:: SUPPLIED INFORMATION ::

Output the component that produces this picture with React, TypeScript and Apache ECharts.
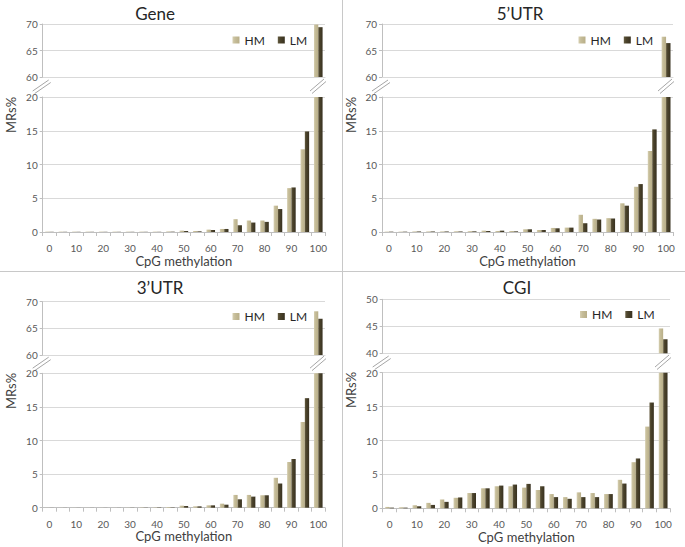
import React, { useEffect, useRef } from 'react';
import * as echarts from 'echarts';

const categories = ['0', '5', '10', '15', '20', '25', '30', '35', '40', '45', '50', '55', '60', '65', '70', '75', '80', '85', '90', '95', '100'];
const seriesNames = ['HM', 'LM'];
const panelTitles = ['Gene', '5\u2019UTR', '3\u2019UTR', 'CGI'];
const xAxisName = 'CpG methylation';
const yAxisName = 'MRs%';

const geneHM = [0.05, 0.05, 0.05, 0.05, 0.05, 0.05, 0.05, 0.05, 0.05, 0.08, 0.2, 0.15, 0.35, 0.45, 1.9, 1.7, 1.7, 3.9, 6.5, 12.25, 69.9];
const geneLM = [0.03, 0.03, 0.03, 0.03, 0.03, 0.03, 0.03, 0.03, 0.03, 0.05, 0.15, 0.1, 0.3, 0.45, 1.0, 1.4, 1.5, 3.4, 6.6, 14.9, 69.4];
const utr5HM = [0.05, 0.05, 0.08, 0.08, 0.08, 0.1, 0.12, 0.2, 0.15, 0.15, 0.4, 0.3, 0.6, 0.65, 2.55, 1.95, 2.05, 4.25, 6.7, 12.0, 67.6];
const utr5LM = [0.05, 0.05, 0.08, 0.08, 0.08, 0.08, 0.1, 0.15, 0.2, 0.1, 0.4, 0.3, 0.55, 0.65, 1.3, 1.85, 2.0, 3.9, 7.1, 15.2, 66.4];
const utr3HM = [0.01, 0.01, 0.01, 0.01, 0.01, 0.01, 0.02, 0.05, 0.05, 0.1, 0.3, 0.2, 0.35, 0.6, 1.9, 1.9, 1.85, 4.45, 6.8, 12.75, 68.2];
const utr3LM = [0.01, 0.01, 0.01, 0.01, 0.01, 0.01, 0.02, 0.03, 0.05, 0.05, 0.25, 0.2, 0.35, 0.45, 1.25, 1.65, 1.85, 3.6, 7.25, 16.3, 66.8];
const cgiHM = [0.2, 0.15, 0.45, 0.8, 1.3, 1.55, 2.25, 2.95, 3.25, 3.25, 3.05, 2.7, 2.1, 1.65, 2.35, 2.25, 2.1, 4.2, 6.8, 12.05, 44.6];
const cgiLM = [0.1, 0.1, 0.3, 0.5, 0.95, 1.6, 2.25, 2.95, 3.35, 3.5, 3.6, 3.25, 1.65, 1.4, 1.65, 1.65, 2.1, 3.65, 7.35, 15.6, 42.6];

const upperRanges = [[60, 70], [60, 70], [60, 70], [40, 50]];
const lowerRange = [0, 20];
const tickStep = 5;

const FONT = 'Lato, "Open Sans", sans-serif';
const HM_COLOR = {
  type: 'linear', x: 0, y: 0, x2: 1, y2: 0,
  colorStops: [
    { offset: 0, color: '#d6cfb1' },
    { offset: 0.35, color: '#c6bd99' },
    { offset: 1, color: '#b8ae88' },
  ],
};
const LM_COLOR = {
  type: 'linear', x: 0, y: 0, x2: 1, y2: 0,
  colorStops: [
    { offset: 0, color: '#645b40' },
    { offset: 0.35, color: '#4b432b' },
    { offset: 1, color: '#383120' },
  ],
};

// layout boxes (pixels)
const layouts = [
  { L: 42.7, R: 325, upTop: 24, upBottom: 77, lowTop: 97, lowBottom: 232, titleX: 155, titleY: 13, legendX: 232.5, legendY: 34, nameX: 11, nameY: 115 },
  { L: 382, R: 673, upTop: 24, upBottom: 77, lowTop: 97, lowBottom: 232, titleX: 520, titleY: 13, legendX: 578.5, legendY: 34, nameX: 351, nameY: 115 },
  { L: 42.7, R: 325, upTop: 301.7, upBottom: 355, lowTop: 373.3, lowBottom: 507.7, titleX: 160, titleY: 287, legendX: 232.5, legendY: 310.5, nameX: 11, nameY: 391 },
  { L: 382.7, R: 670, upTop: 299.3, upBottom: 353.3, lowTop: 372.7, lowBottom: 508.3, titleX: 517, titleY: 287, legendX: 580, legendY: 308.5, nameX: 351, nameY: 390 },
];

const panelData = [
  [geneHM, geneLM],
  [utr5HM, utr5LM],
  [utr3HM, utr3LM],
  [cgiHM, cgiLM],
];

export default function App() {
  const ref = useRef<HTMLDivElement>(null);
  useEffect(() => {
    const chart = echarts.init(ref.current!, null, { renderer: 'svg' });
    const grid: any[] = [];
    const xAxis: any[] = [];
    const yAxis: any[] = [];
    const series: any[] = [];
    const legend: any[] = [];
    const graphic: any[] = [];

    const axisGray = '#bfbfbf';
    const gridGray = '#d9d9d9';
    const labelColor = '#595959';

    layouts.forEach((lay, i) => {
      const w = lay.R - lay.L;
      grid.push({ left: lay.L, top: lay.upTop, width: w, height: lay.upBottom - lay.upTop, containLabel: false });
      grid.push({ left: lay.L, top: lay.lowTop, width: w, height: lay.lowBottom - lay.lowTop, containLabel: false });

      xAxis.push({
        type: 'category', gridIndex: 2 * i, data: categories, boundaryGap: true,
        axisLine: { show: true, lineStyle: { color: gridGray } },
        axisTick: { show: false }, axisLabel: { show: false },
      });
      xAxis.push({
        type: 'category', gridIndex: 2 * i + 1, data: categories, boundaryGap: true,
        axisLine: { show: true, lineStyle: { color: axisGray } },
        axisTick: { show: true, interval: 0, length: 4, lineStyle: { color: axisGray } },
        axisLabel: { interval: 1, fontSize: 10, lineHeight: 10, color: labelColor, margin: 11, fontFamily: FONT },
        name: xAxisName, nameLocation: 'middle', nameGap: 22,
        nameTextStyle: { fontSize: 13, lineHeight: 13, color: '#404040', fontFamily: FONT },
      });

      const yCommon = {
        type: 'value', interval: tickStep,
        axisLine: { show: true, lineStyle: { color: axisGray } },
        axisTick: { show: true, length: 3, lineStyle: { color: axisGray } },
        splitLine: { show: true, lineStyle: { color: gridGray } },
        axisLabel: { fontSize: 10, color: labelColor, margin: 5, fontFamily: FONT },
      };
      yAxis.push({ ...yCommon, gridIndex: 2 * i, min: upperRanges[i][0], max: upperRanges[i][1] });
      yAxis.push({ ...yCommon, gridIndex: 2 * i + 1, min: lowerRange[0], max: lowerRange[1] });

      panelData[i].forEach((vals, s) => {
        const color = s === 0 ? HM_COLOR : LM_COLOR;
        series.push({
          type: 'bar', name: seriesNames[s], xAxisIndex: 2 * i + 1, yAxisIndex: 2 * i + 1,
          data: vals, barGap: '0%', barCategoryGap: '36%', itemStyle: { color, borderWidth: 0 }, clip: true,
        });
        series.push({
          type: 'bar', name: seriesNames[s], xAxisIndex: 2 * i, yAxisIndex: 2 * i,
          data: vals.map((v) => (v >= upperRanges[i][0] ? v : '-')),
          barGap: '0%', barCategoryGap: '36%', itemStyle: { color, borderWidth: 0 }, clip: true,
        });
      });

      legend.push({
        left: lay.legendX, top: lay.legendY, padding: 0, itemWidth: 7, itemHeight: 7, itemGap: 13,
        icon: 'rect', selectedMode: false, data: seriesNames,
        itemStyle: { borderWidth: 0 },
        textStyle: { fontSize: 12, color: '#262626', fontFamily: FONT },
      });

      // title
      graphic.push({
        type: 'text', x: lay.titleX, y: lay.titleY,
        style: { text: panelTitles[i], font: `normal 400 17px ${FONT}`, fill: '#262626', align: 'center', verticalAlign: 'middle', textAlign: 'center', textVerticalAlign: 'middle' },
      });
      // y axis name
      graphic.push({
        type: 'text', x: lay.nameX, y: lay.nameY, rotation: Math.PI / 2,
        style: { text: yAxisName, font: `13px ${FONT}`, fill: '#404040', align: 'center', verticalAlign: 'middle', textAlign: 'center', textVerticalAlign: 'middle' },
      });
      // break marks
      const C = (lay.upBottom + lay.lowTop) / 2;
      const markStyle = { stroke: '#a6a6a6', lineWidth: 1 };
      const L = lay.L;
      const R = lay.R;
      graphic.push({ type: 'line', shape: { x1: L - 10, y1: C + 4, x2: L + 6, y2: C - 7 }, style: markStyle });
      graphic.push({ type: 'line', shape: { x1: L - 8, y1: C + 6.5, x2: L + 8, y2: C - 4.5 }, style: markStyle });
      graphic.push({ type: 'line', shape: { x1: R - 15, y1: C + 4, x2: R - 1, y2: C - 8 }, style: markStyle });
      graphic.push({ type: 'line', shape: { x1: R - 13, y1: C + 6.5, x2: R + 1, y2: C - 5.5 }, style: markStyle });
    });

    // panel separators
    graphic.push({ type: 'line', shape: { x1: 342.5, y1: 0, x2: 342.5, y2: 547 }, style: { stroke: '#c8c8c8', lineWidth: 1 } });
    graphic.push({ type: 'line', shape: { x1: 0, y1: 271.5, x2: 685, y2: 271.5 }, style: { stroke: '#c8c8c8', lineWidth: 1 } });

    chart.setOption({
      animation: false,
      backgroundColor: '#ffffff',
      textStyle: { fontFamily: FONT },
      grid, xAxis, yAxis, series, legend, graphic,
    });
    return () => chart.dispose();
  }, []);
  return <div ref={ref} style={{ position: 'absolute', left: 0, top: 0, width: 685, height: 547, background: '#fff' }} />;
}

:::

WHAT TO PRODUCE — Return exactly what appears from the opening line of the material through the line with "import * as echarts from 'echarts';", apart from the pictures.

EXERCISE SOLUTION —
Output the component that produces this picture with React, TypeScript and Apache ECharts.
import React, { useEffect, useRef } from 'react';
import * as echarts from 'echarts';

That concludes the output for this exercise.